To my fellow Yalies lucky enough to have attended the boygenius concert at the Westville Music Bowl on Thursday, I hope you had a great time. The venue is hands-down the best event space in New Haven. I would know — I’ve been there, no fewer than 46 times, for similar evening shows. Except that none of them were concerts. What eagle-eyed concertgoers may have noticed is that the Westville Music Bowl wasn’t built as a concert venue: it’s a converted tennis stadium. For ten years, I was part of the tennis enthusiasts who streamed into the Bowl’s blue seats as summer turned into fall. Of course, it wasn’t called that at the time: the only name I will ever know the stadium by is the Connecticut Tennis Center. At one time, it was the third-largest purpose-built tennis stadium in the world, larger even than Wimbledon’s fabled Centre Court. Nowadays, though, I think more about the size of the hole its loss created in the hearts of so many in the New Haven tennis community, including mine.
I moved to New Haven in 2008 and took up tennis a couple of years later. I always just took for granted that we hosted a premier professional tennis tournament — known most recently as the Connecticut Open — the last week of August every year. Going to watch the tournament was one of the highlights of my year — I got to see people I’d watched on TV, eat really good food from New Haven’s famous food trucks, listen to pop hits on the loudspeakers and participate in the tennis-themed activities set up by the tournament’s sponsors, all while having refuge from the inevitable anxieties that an imminent new school year brings. The event was also a boon for the New Haven community: in addition to increased tourism every August, the late great David Swensen organized a fundraiser with Yale’s endowment managers that annually raised seven-figure sums for local nonprofits. I remember being skeptical about attending at first; after all, I’d rather play tennis than watch it, but a 2010 night match between Caroline Wozniacki and Elena Dementieva got me irretrievably hooked. Everything about that night is seared into my memory: the high-energy crowd, the setting sun fading into bright lights, even the upper deck viewing spot I found after going to the bathroom before I was allowed to return to my seat on the changeover. That was my first year at the Connecticut Open, but I knew then that I’d always be back. I just didn’t know that it’d be gone before I left for college.

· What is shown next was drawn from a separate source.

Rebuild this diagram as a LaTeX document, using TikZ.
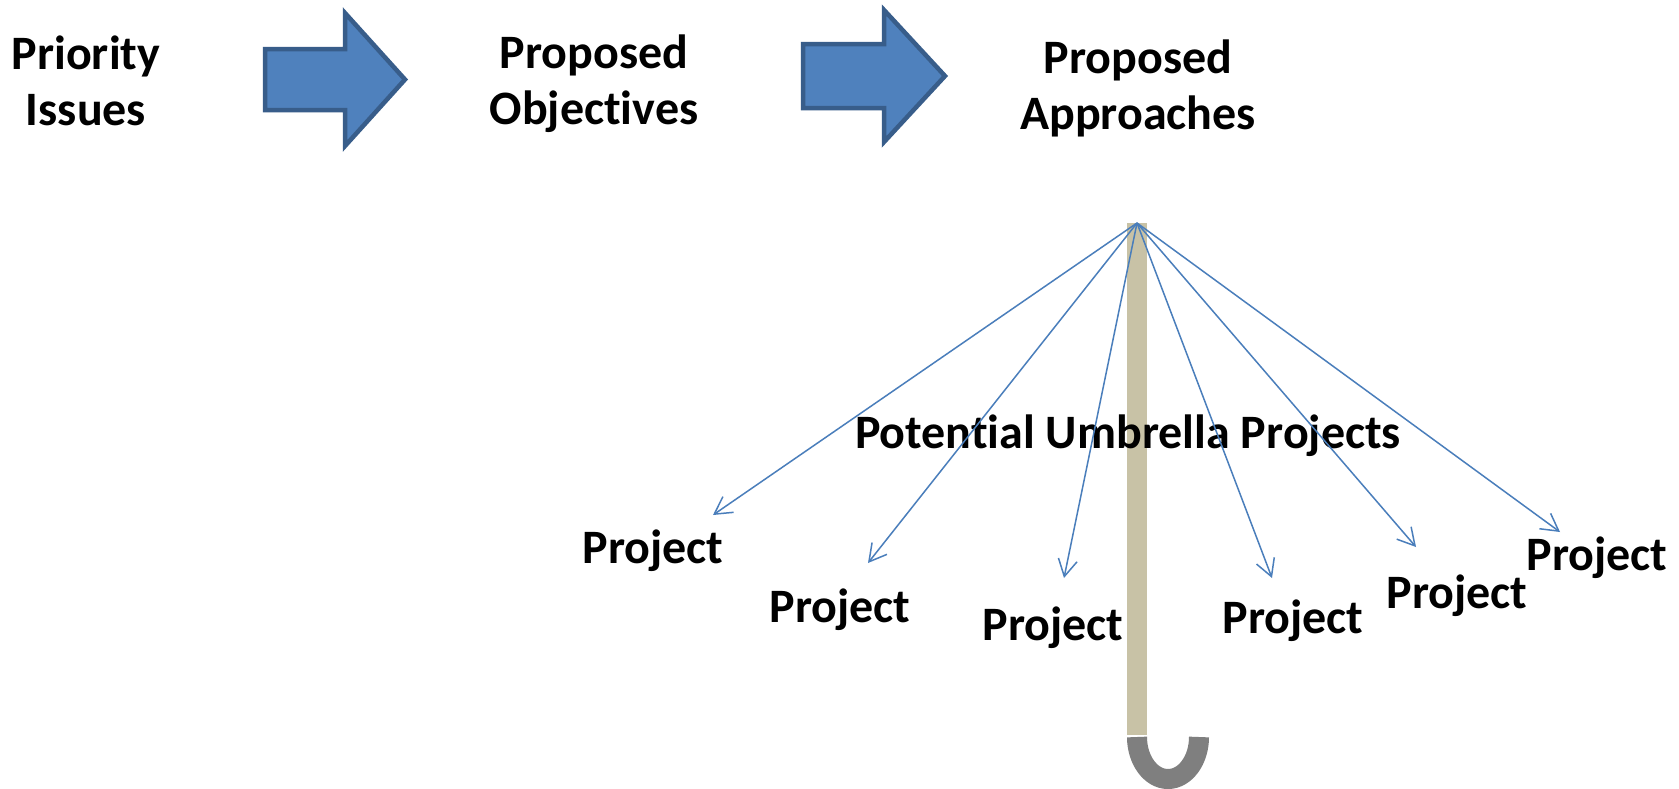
\documentclass[tikz,border=0pt]{standalone}
\usepackage{fontspec}
\setmainfont{Carlito}[Ligatures={NoCommon}]
\usetikzlibrary{arrows.meta}
\definecolor{arrowfill}{HTML}{4F81BD}
\definecolor{arrowedge}{HTML}{385D8A}
\definecolor{ribblue}{HTML}{4A7EBB}
\definecolor{poletan}{HTML}{C8C2A6}
\definecolor{handlegray}{HTML}{7F7F7F}
\tikzset{
  title/.style={font=\fontsize{48}{56}\selectfont\bfseries, align=center, inner sep=0pt, anchor=base},
  proj/.style={font=\fontsize{48}{56}\selectfont\bfseries, inner sep=0pt, anchor=base},
  blockarrow/.style={fill=arrowfill, draw=arrowedge, line width=4.5pt, line join=miter},
  rib/.style={draw=ribblue, line width=1.5pt, -{Straight Barb[length=17pt,width=19pt,line width=1.5pt]}},
}
\begin{document}
\begin{tikzpicture}[x=1pt,y=-1pt]
\useasboundingbox (0,0) rectangle (1679,788);
\fill[white] (0,0) rectangle (1679,788);

% block arrows
\draw[blockarrow] (265,49) -- (345,49) -- (345,13) -- (405,79.5) -- (345,146) -- (345,110) -- (265,110) -- cycle;
\draw[blockarrow] (803,44) -- (884,44) -- (884,10) -- (945,76) -- (884,142) -- (884,108) -- (803,108) -- cycle;

% titles (anchor = baseline of last line)
\node[title] (pi) at (86,125) {Priority\\Issues};
\node[title] (po) at (594,124) {Proposed\\Objectives};
\node[title] (pa) at (1138,129) {Proposed\\Approaches};

% umbrella pole and handle
\fill[poletan] (1127,223) rectangle (1147,735);
\draw[handlegray, line width=20pt] (1137,737) arc[start angle=180, end angle=0, x radius=31, y radius=42];

\node[proj] (pu) at (1128,448) {Potential Umbrella Projects};

% project labels
\node[proj] (p1) at (653,563) {Project};
\node[proj] (p2) at (840,622) {Project};
\node[proj] (p3) at (1053,640) {Project};
\node[proj] (p4) at (1293,633) {Project};
\node[proj] (p5) at (1457,608) {Project};
\node[proj] (p6) at (1597,570) {Project};

% ribs
\coordinate (apex) at (1137,223);
\coordinate (t1) at (713,515);
\coordinate (t2) at (868,563);
\coordinate (t3) at (1064,578);
\coordinate (t4) at (1272,578);
\coordinate (t5) at (1416,547);
\coordinate (t6) at (1560,532);
\foreach \t in {t1,t2,t3,t4,t5,t6} \draw[rib] (apex) -- (\t);
\end{tikzpicture}
\end{document}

As the years went on, the tournament struggled to find sponsors, and gradually diminished in size: the men’s event was sold after 2010, while the women’s event cycled through sponsors almost every other year. Every year, I’d come back and there’d be slightly fewer amenities: fewer rows in the temporary bleachers, a sparser food court, a smaller pro shop and cheaper scoreboards, just to name a few. In 2018, the tournament went on without a title or presenting sponsor, and it was clear the financial model wasn’t going to survive much longer. We finally received the crushing news in early 2019 that the Connecticut Open wouldn’t be coming back. A China-based company bought the tournament’s sanction and moved it to Zhengzhou. I don’t blame anyone involved in the sale for the tournament’s demise — Anne Worcester, the director throughout its 21-year run, was phenomenal at her job and probably the reason we didn’t lose the tournament earlier. Similarly, the Tennis Foundation of Connecticut did everything it could to keep it, but ultimately money got the last word. But the saddest part for me was the fact that attendance was actually trending upward: in what became the last professional tennis match played in the stadium, over 5,000 fans attended, and the tournament opened the upper deck of seats for the first time in over five years. In its last year, the Connecticut Open was the third-best-attended women-only tennis event in the world (if that sounds like a lot of modifiers, note that this category includes tournaments in cities like Budapest, Stuttgart, Istanbul and Prague). It was professional tennis that abandoned New Haven, not the other way around.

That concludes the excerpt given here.